:: GIVEN INFORMATION ::

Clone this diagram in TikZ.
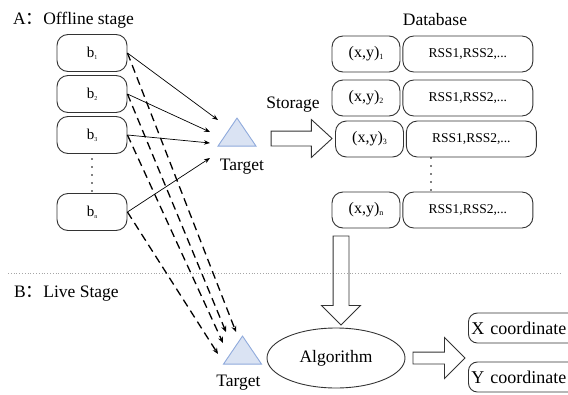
\documentclass[tikz,border=0pt]{standalone}
\usepackage{fontspec}
\setmainfont[Ligatures=CommonOff]{Liberation Serif}
\newfontfamily\cjk{Noto Sans CJK SC}
\usetikzlibrary{shapes.geometric,shapes.arrows,arrows.meta,positioning}
\definecolor{trifill}{HTML}{DAE3F3}
\definecolor{triedge}{HTML}{8FAADC}
\newcommand\lowsub[2][7]{\raisebox{-.25ex}{\fontsize{#1}{#1}\selectfont#2}}
\begin{document}
\begin{tikzpicture}[x=1pt,y=-1pt,
    box/.style={draw=black!80,line width=.9pt,rounded corners=11pt,minimum width=70pt,minimum height=37pt,inner sep=0pt},
    tri/.style={isosceles triangle,isosceles triangle stretches,shape border rotate=90,minimum width=38pt,minimum height=28pt,inner sep=0pt,draw=triedge,fill=trifill,line width=.9pt},
    bigarrow/.style={single arrow,draw=black!80,line width=.9pt,inner xsep=0pt,single arrow head indent=0pt},
    lbl/.style={font=\fontsize{17.5}{20}\selectfont,inner sep=0pt},
    sig/.style={-{Stealth[length=6pt,width=4.5pt]},line width=.7pt},
    dsig/.style={-{Stealth[length=6pt,width=5pt]},line width=1.3pt,dash pattern=on 8pt off 5pt},
    dots/.style={line width=1.8pt,line cap=round,dash pattern=on 0pt off 8pt}]
    \useasboundingbox (0,0) rectangle (568,394);
    \node[lbl,anchor=base west] (stageA) at (13,24) {A{\cjk ：}Offline stage};
    \node[lbl,anchor=base west] (stageB) at (14,297) {B{\cjk ：}Live Stage};
    \foreach \n/\y in {1/53,2/94,3/135,n/212}
    \node[box,font=\fontsize{15}{17}\selectfont] (b\n) at (92,\y) {b\lowsub[6]{\n}};
    \draw[dots,shorten <=5pt,shorten >=2pt] (b3.south) -- (bn.north);
    \node[tri] (tgtA) at (237,136) {};
    \node[lbl,anchor=base] (tgtAl) at (242,170) {Target};
    \coordinate (h1) at (218,120);
    \coordinate (h2) at (210,132);
    \coordinate (h3) at (210,143);
    \coordinate (h4) at (210,158);
    \foreach \s/\t in {b1/h1,b2/h2,b3/h3,bn/h4}
    \draw[sig] (\s.east) -- (\t);
    \node[bigarrow,minimum height=61pt,inner ysep=7pt,single arrow head extend=11.5pt,single arrow tip angle=85] (store) at (297.5,138.5) {};
    \node[lbl,anchor=base] (storel) at (293,108) {Storage};
    \node[lbl,anchor=base] (dbl) at (435,25) {Database};
    \foreach \r/\y/\dx in {1/54/0,2/98/0,3/139/3.5,n/210/0} {
        \node[box,minimum width=68pt,minimum height=36pt,font=\fontsize{16}{18}\selectfont] (xy\r) at (366+\dx,\y) {(x,y)\lowsub[8]{\r}};
        \node[box,minimum width=130pt,minimum height=36pt,right=2pt of xy\r,font=\fontsize{13.5}{15}\selectfont] (rss\r) {RSS1,RSS2,...};
    }
    \draw[dots] (431,158) -- (431,190);
    \draw[gray!70,line width=.8pt,dash pattern=on .8pt off 2pt] (8,273) -- (560,273);
    \node[bigarrow,rotate=-90,minimum height=89pt,inner ysep=7.5pt,single arrow head extend=11.5pt] (down) at (341,276.5) {};
    \node[tri] (tgtB) at (242.5,354) {};
    \node[lbl,anchor=base] (tgtBl) at (238.5,386) {Target};
    \coordinate (d1) at (236,332);
    \coordinate (d2) at (226,332);
    \coordinate (d3) at (223,343);
    \coordinate (d4) at (218,354);
    \foreach \s/\t in {b1/d1,b2/d2,b3/d3,bn/d4}
    \draw[dsig] (\s.east) -- (\t);
    \node[ellipse,draw=black!80,line width=.9pt,minimum width=138pt,minimum height=60pt,inner sep=0pt,lbl] (alg) at (336,358) {Algorithm};
    \node[bigarrow,minimum height=52pt,inner ysep=5.5pt,single arrow head extend=14.5pt] (res) at (436,358) {};
    \node[box,rounded corners=9pt,anchor=west,minimum height=30pt,inner xsep=3pt,text width=104pt,align=left,font=\fontsize{18}{20}\selectfont] (xc) at (468,328) {X coordinate};
    \node[box,rounded corners=9pt,anchor=west,minimum height=30pt,inner xsep=3pt,text width=104pt,align=left,font=\fontsize{18}{20}\selectfont] (yc) at (468,377) {Y coordinate};
\end{tikzpicture}
\end{document}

:::

BRIEF
Retype the whole listing exactly and leave the pictures out.

ANSWER TO THE TASK
Clone this diagram in TikZ.
\documentclass[tikz,border=0pt]{standalone}
\usepackage{fontspec}
\setmainfont[Ligatures=CommonOff]{Liberation Serif}
\newfontfamily\cjk{Noto Sans CJK SC}
\usetikzlibrary{shapes.geometric,shapes.arrows,arrows.meta,positioning}
\definecolor{trifill}{HTML}{DAE3F3}
\definecolor{triedge}{HTML}{8FAADC}
\newcommand\lowsub[2][7]{\raisebox{-.25ex}{\fontsize{#1}{#1}\selectfont#2}}
\begin{document}
\begin{tikzpicture}[x=1pt,y=-1pt,
    box/.style={draw=black!80,line width=.9pt,rounded corners=11pt,minimum width=70pt,minimum height=37pt,inner sep=0pt},
    tri/.style={isosceles triangle,isosceles triangle stretches,shape border rotate=90,minimum width=38pt,minimum height=28pt,inner sep=0pt,draw=triedge,fill=trifill,line width=.9pt},
    bigarrow/.style={single arrow,draw=black!80,line width=.9pt,inner xsep=0pt,single arrow head indent=0pt},
    lbl/.style={font=\fontsize{17.5}{20}\selectfont,inner sep=0pt},
    sig/.style={-{Stealth[length=6pt,width=4.5pt]},line width=.7pt},
    dsig/.style={-{Stealth[length=6pt,width=5pt]},line width=1.3pt,dash pattern=on 8pt off 5pt},
    dots/.style={line width=1.8pt,line cap=round,dash pattern=on 0pt off 8pt}]
    \useasboundingbox (0,0) rectangle (568,394);
    \node[lbl,anchor=base west] (stageA) at (13,24) {A{\cjk ：}Offline stage};
    \node[lbl,anchor=base west] (stageB) at (14,297) {B{\cjk ：}Live Stage};
    \foreach \n/\y in {1/53,2/94,3/135,n/212}
    \node[box,font=\fontsize{15}{17}\selectfont] (b\n) at (92,\y) {b\lowsub[6]{\n}};
    \draw[dots,shorten <=5pt,shorten >=2pt] (b3.south) -- (bn.north);
    \node[tri] (tgtA) at (237,136) {};
    \node[lbl,anchor=base] (tgtAl) at (242,170) {Target};
    \coordinate (h1) at (218,120);
    \coordinate (h2) at (210,132);
    \coordinate (h3) at (210,143);
    \coordinate (h4) at (210,158);
    \foreach \s/\t in {b1/h1,b2/h2,b3/h3,bn/h4}
    \draw[sig] (\s.east) -- (\t);
    \node[bigarrow,minimum height=61pt,inner ysep=7pt,single arrow head extend=11.5pt,single arrow tip angle=85] (store) at (297.5,138.5) {};
    \node[lbl,anchor=base] (storel) at (293,108) {Storage};
    \node[lbl,anchor=base] (dbl) at (435,25) {Database};
    \foreach \r/\y/\dx in {1/54/0,2/98/0,3/139/3.5,n/210/0} {
        \node[box,minimum width=68pt,minimum height=36pt,font=\fontsize{16}{18}\selectfont] (xy\r) at (366+\dx,\y) {(x,y)\lowsub[8]{\r}};
        \node[box,minimum width=130pt,minimum height=36pt,right=2pt of xy\r,font=\fontsize{13.5}{15}\selectfont] (rss\r) {RSS1,RSS2,...};
    }
    \draw[dots] (431,158) -- (431,190);
    \draw[gray!70,line width=.8pt,dash pattern=on .8pt off 2pt] (8,273) -- (560,273);
    \node[bigarrow,rotate=-90,minimum height=89pt,inner ysep=7.5pt,single arrow head extend=11.5pt] (down) at (341,276.5) {};
    \node[tri] (tgtB) at (242.5,354) {};
    \node[lbl,anchor=base] (tgtBl) at (238.5,386) {Target};
    \coordinate (d1) at (236,332);
    \coordinate (d2) at (226,332);
    \coordinate (d3) at (223,343);
    \coordinate (d4) at (218,354);
    \foreach \s/\t in {b1/d1,b2/d2,b3/d3,bn/d4}
    \draw[dsig] (\s.east) -- (\t);
    \node[ellipse,draw=black!80,line width=.9pt,minimum width=138pt,minimum height=60pt,inner sep=0pt,lbl] (alg) at (336,358) {Algorithm};
    \node[bigarrow,minimum height=52pt,inner ysep=5.5pt,single arrow head extend=14.5pt] (res) at (436,358) {};
    \node[box,rounded corners=9pt,anchor=west,minimum height=30pt,inner xsep=3pt,text width=104pt,align=left,font=\fontsize{18}{20}\selectfont] (xc) at (468,328) {X coordinate};
    \node[box,rounded corners=9pt,anchor=west,minimum height=30pt,inner xsep=3pt,text width=104pt,align=left,font=\fontsize{18}{20}\selectfont] (yc) at (468,377) {Y coordinate};
\end{tikzpicture}
\end{document}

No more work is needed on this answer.